10-12 servings; 10 min preparation; 40 min cooking time
If you like complex flavors, this might be the perfect cake for you. It might seem like it’s a combination of many flavors that don’t make sense, I can assure you that everything will make perfect sense at the end. You will be able to proof the different layers of the cake. It’s moist, complex and very exotic, but not overly sweet.
It’s most delicious when it’s completely soaked with the syrup. The syrup is so yummy by itself, but combined with the rest of the ingredients, it brings harmony. I would safe a little bit of the syrup and pour immediately before serving. It will make your piece of cake so moist and irresistible.
for the batter:
- 1/4tsp salt
- 16 g baking powder
- 140 g all-purpose flour
- 250 g semolina flour
- 5 eggs
- 300 ml orange juice
- 140 ml rice oil
- 50 g sugar
- 100 g shredded coconut
- 1 tsp lemon zest
- 1 tsp vanilla extract
- 150 g pistachios
for the syrup:
- 150 ml water
- 150 ml orange juice
- 100 g sugar
- 1/2 tsp ground cardamom
Preheat the oven to 180 degrees C/360 degrees F.

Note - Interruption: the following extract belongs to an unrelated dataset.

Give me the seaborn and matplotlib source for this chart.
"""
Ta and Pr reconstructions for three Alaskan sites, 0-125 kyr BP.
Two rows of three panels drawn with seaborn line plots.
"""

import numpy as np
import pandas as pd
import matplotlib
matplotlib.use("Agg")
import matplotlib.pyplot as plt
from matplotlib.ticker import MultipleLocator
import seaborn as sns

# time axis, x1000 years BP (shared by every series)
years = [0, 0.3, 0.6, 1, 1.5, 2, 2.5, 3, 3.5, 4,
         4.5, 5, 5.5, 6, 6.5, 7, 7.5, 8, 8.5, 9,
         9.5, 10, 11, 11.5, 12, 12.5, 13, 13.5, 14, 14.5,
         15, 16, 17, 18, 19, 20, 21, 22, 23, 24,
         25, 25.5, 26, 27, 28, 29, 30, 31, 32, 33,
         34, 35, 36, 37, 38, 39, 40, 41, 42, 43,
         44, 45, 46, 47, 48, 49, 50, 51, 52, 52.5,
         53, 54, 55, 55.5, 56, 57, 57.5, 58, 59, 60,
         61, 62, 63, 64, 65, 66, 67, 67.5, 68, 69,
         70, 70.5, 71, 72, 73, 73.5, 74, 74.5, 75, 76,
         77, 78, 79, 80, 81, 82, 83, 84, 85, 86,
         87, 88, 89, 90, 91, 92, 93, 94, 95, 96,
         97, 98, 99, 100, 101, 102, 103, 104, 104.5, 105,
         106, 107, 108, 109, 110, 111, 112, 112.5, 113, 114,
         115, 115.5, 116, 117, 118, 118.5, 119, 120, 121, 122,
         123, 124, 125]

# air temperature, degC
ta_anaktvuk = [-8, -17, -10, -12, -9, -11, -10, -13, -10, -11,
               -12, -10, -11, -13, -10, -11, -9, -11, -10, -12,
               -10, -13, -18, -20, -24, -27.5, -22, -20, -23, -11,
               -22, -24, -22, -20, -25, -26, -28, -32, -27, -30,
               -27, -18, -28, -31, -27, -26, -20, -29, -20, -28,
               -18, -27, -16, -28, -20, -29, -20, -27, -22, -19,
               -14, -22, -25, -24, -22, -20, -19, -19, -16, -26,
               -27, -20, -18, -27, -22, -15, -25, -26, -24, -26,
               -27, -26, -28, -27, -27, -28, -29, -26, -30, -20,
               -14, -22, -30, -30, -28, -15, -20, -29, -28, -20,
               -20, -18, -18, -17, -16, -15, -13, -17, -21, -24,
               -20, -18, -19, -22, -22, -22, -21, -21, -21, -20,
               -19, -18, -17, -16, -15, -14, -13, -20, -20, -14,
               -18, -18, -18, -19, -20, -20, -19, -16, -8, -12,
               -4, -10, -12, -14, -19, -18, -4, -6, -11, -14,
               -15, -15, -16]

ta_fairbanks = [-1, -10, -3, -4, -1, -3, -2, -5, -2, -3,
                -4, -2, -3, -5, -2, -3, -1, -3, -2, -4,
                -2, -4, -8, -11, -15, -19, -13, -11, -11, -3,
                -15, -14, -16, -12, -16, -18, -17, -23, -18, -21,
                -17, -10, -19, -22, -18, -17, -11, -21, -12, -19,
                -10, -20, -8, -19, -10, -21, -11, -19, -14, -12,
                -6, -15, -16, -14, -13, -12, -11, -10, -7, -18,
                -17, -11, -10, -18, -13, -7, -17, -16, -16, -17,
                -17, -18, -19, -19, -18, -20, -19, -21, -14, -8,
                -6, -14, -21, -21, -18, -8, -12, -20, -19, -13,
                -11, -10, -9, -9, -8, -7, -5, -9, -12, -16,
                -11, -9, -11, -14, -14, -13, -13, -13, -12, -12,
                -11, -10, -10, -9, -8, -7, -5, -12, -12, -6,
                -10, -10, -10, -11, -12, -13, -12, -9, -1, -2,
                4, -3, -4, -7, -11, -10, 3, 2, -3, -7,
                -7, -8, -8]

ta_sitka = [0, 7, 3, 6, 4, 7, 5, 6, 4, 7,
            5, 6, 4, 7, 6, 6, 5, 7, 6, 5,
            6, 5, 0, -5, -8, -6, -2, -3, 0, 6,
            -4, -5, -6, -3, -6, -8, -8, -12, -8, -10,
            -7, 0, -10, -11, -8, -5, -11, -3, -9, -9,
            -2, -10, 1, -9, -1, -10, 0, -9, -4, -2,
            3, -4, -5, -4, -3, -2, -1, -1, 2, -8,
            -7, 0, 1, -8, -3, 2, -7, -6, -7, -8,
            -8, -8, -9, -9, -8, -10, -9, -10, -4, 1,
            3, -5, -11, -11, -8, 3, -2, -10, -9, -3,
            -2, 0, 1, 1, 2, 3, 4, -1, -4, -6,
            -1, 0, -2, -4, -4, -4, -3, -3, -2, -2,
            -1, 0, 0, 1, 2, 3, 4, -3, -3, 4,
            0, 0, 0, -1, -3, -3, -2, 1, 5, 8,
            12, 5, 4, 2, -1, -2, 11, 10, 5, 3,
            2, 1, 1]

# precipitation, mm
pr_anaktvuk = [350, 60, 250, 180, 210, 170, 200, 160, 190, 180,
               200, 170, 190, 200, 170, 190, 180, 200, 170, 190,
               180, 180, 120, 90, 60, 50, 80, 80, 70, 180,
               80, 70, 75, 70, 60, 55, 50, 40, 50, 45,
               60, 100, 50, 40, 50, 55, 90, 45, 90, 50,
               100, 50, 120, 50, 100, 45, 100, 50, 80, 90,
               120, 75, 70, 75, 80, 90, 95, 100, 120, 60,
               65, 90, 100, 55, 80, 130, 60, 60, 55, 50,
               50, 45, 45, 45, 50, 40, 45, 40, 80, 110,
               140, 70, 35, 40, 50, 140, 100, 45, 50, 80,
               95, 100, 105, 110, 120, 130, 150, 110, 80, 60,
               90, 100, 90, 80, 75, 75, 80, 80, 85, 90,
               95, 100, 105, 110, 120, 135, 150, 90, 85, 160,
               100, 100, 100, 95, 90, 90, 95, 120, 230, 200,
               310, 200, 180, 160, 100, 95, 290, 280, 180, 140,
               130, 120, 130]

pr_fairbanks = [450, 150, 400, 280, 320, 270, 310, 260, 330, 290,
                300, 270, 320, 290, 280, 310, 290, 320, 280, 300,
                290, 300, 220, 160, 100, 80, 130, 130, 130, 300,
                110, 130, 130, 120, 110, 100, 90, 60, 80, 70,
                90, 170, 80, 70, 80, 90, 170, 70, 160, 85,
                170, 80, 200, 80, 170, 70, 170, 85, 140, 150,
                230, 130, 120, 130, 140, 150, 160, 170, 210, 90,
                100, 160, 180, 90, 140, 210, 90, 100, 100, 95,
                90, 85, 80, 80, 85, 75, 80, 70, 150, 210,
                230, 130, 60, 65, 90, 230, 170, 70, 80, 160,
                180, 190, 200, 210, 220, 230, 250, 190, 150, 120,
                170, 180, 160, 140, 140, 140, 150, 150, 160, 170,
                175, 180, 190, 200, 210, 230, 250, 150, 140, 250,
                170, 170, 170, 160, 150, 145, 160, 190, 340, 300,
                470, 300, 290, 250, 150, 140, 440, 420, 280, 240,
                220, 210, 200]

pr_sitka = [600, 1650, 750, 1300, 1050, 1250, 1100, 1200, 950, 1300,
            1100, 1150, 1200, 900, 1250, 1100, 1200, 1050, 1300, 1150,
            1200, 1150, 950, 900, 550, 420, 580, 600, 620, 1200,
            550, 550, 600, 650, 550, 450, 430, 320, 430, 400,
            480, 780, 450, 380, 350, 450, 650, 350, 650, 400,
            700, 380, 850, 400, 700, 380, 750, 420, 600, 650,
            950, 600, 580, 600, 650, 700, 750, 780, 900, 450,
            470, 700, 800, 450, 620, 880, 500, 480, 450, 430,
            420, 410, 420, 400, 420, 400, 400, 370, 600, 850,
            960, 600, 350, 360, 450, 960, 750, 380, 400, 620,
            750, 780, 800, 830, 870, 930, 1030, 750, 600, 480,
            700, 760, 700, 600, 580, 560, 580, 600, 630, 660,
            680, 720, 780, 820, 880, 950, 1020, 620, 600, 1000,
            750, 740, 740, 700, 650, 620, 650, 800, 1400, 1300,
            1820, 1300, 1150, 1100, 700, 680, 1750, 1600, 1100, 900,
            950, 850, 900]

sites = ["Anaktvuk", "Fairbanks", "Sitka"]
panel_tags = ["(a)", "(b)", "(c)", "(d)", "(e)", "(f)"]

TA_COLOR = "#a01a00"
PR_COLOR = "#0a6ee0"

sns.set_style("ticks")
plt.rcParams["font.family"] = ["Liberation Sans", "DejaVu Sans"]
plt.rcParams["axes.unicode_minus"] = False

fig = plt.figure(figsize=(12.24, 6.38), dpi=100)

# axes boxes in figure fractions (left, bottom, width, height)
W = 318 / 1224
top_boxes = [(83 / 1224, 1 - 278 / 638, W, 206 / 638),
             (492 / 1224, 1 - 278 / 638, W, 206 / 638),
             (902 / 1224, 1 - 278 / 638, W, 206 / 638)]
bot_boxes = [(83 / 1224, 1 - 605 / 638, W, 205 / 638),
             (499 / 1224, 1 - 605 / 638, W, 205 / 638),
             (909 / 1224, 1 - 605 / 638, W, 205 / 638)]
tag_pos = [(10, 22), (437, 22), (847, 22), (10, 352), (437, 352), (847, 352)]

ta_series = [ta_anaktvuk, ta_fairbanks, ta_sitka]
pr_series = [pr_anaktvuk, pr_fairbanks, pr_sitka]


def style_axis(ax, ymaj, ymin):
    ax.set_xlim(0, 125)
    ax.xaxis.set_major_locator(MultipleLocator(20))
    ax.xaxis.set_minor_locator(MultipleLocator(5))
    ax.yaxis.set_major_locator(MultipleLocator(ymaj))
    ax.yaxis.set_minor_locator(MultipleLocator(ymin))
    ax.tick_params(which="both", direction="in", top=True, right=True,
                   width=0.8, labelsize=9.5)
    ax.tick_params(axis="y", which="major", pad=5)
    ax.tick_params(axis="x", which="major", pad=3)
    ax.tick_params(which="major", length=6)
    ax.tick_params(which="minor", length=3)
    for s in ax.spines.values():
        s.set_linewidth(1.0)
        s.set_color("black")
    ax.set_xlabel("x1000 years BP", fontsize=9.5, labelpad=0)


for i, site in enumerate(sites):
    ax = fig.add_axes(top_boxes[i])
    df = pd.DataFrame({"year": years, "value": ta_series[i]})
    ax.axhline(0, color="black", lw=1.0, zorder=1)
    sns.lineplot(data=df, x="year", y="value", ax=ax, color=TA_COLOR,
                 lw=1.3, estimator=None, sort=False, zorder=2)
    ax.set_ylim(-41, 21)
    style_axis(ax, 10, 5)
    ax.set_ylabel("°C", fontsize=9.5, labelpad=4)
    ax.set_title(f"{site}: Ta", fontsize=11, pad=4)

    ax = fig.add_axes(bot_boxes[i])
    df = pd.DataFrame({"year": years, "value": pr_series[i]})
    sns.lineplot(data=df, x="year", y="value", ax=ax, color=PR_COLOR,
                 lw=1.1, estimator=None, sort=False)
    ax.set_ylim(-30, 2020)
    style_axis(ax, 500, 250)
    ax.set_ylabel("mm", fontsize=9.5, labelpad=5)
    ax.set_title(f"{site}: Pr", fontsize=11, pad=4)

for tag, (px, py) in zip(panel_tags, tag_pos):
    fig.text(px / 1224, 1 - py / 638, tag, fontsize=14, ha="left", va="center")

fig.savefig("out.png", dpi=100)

Put the pistachios on a baking tray and roast them until they get some color. Be careful not the burn them. Take them from the oven, but the don’t switch the oven off.
Beat the eggs in a big bowl. Add rice oil and orange juice. Add the coconut and sugar. Add the lemon zest and vanilla extract. Whisk until smooth.
In another bowl mix both flours, baking powder and salt. Add 1/3 of the dry ingredients to the egg mixture. Whisk until fully incorporated. Continue with the other 2/3 in two parts. You may switch to a spatula at one point, because the batter gets thicker.
Chop the roasted pistachios roughly. It’s okay if you have big chunks of pistachio left, it gives texture to the cake. Add 2/3 of the nuts to the batter. Transfer the batter to a greased baking or muffin form. Put the remaining 1/3 of the pistachio on top of the cake. Bake in the preheated oven for 40 min or until the toothpick comes clean.
Syrup: Add sugar, water and orange juice in a small sauce pan and bring to the boil. Add ground cardamom. When it starts bubbling hard, remove from the heat and set aside to cool down.
When the cake is ready pour the syrup over the cake. You may need to cut the cake first so that the syrup soak completely. Leave aside for a while. Enjoy!